I don’t believe the media should function as some sort of sugar-coater for the masses — their objective should be to the truth, no matter how uncomfortable it makes people feel. Because this is a very timely and grave issue, I think it’s the duty of the media to tell the story. Two people died, and that is an indication of the larger hazards of crossing the river to come to the U.S. I don’t think running it or not relates to the issue “shock value” at all really, or at least that shouldn’t be the primary reason for running it. It should not be run just to give people something to talk about or to sell more papers.
It is definitely a very strong and graphic photo, and because of that, it would be difficult to determine how much play to give it on the page. I can foresee many phone calls and emails from angry parents about their children seeing the photo regardless of the play, but especially if it’s given a lot of room and attention. That shouldn’t be a reason to not run it, but just a reason to be thoughtful about the placement and size.
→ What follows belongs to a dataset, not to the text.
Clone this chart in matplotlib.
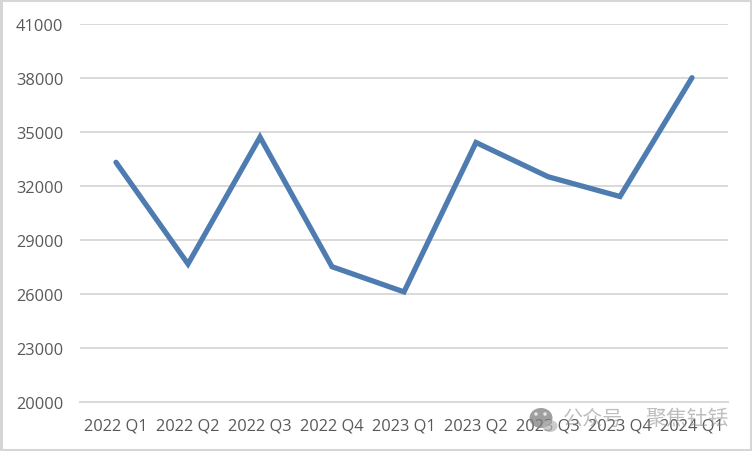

I have to wonder this, though: would we be more hesitant to run the story if it were of two Caucasian people in a river in the Midwest? Do we feel like we have more license to exploit people like this if they are more of an “other” to us? There is something to be said for not exploiting the situation of the family in the photo, and examining the reasons why we think we can.
If I were an editor I would run this photo. It’s an emotionally strong photo, and it makes me wonder what the story behind it is. Because I assume it would do the same for others, I would definitely run it to draw people into the story. Also, neither man is identifiable in the photo so people wouldn’t be able to tell who they are.
I would run this photo without hesitation. It had great news value and tells an interesting and devastating story. It also shows a side of immigration that people do not usually hear about.
The only way I wouldn’t run the photo is if it showed the dead person’s body because that would be too gruesome and emotional, but as is, it is a great photo. I think it could sell a lot of newspapers.